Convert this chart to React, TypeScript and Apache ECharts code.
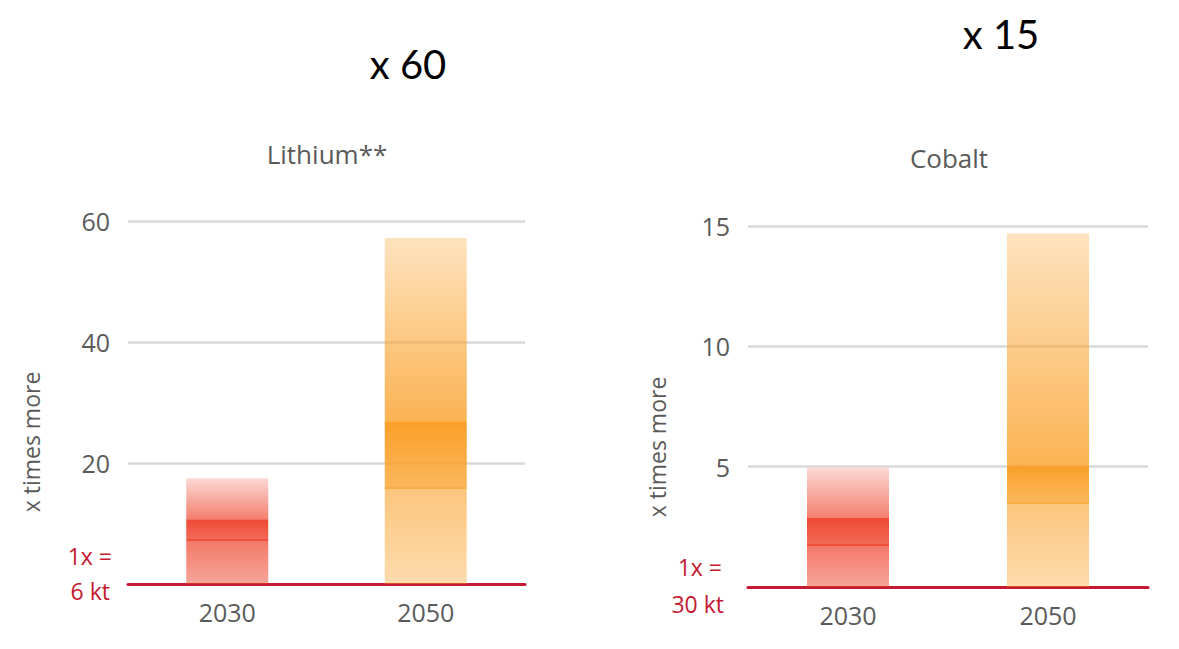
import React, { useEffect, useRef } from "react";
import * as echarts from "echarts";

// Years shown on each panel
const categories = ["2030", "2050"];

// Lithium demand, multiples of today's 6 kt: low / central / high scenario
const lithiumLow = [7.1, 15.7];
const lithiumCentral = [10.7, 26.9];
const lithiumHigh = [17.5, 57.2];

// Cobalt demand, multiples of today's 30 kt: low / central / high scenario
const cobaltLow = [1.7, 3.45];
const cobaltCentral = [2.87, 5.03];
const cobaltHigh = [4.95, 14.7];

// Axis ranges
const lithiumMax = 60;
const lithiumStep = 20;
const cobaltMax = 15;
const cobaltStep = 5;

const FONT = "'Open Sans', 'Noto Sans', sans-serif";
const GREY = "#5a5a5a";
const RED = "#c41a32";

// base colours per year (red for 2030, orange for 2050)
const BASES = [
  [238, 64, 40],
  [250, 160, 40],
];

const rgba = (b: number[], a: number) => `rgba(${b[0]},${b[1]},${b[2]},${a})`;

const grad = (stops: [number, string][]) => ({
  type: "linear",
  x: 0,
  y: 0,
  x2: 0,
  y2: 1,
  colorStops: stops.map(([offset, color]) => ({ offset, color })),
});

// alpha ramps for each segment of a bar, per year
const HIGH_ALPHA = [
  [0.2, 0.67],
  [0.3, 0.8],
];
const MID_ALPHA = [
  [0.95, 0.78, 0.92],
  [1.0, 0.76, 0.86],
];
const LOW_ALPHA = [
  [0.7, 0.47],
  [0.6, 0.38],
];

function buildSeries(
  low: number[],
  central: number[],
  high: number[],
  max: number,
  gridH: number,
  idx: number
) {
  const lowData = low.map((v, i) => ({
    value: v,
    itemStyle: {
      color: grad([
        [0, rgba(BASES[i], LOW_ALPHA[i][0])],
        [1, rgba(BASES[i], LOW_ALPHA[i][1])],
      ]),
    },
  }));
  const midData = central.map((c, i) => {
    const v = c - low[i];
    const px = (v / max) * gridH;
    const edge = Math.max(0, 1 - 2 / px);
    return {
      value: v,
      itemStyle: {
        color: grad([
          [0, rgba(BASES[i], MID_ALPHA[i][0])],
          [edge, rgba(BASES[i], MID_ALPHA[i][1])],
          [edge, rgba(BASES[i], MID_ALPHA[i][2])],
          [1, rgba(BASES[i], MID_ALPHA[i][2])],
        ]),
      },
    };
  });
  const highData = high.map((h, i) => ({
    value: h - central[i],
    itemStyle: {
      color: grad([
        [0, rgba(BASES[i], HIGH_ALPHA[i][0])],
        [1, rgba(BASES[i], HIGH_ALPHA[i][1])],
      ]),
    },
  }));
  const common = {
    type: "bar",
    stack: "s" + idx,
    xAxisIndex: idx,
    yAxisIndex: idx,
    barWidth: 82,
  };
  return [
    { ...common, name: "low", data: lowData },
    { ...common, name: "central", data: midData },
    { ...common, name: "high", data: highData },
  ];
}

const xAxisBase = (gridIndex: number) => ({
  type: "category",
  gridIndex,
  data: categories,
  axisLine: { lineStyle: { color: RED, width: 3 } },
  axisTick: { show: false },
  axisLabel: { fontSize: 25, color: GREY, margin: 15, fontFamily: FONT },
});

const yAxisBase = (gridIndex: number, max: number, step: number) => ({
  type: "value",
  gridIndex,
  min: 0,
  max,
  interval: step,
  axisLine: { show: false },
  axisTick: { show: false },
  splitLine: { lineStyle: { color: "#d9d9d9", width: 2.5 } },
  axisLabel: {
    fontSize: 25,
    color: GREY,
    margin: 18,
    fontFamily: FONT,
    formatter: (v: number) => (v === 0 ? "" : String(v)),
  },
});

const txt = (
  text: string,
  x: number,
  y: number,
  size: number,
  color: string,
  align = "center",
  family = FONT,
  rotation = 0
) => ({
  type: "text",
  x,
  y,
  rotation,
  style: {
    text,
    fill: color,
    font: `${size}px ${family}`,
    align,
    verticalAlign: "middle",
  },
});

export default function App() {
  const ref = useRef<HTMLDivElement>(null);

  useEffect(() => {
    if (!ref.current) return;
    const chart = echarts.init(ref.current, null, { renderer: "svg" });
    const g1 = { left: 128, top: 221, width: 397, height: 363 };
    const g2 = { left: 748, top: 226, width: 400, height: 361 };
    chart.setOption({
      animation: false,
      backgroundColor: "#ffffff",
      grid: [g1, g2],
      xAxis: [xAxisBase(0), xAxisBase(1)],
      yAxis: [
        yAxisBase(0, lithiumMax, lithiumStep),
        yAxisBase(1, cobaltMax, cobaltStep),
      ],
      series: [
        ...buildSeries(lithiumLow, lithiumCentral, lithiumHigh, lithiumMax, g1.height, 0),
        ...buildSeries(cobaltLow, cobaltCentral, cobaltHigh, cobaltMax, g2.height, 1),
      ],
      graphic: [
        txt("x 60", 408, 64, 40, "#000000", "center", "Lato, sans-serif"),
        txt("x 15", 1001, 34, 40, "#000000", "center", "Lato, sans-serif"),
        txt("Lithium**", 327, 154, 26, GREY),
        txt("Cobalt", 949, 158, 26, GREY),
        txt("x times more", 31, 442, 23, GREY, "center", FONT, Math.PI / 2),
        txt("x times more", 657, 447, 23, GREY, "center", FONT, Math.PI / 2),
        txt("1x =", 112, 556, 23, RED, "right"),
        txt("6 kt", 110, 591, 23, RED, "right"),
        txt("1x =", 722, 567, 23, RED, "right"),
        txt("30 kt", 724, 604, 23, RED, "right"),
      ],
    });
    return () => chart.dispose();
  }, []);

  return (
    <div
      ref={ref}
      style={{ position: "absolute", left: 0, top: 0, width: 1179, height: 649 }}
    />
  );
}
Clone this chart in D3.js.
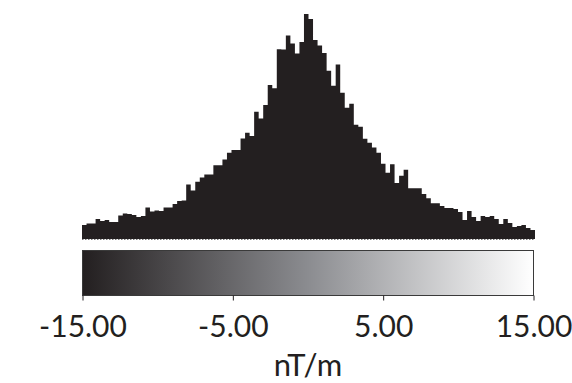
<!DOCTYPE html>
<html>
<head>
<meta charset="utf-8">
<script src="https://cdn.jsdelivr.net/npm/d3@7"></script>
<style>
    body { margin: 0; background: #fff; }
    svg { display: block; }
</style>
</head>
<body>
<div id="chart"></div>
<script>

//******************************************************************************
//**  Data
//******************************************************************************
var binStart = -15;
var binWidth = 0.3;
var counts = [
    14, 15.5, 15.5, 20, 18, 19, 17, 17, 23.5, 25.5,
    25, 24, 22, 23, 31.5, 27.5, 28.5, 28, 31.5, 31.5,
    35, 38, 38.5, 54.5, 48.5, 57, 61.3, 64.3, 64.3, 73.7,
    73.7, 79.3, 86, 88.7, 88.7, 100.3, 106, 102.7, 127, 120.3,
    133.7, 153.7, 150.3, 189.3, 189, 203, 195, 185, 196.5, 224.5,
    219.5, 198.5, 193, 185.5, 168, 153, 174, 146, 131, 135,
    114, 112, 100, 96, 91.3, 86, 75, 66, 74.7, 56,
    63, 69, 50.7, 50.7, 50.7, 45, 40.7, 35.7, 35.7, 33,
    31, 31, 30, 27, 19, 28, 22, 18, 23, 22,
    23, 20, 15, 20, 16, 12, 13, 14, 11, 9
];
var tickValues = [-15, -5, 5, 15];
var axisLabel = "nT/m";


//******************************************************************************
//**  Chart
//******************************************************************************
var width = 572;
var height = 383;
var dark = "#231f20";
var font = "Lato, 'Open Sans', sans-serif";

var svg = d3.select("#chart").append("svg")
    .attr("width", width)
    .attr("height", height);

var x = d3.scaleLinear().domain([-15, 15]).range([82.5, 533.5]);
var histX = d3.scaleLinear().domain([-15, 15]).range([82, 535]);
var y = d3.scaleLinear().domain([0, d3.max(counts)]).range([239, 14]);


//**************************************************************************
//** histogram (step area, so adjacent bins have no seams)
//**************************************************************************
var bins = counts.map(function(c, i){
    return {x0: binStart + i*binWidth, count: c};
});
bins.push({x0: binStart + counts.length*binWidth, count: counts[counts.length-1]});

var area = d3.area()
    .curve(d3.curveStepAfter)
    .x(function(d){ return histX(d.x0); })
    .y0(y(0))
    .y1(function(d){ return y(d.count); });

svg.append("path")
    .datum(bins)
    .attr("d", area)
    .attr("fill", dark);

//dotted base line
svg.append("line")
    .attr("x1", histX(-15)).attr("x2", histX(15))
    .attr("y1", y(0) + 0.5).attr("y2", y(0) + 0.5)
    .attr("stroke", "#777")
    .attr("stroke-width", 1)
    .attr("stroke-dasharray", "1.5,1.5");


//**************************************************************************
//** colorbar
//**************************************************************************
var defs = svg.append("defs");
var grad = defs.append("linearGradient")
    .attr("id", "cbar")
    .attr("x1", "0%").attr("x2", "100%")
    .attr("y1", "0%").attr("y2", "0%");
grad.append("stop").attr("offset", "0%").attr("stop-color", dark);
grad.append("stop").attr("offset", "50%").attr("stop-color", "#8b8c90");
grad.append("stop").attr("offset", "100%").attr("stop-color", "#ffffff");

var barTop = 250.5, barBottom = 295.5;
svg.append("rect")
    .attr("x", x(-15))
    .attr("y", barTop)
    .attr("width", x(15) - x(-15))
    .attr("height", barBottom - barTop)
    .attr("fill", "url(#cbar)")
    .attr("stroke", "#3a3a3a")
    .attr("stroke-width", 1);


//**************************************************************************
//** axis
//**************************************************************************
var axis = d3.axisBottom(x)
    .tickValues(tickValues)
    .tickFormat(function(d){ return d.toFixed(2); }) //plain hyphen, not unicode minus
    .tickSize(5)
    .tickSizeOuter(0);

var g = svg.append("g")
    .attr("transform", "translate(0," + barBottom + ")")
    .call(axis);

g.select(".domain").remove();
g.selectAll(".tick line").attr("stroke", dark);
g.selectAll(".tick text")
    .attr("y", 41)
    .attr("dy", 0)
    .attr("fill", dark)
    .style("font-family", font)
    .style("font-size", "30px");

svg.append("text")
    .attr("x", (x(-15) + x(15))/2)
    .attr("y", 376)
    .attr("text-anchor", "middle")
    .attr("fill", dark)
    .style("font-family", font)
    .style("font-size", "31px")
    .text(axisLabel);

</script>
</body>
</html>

Work to complete: Pick out all lines from the data above in which the word "this" appears.

Written solution:
Convert this chart to React, TypeScript and Apache ECharts code.
Clone this chart in D3.js.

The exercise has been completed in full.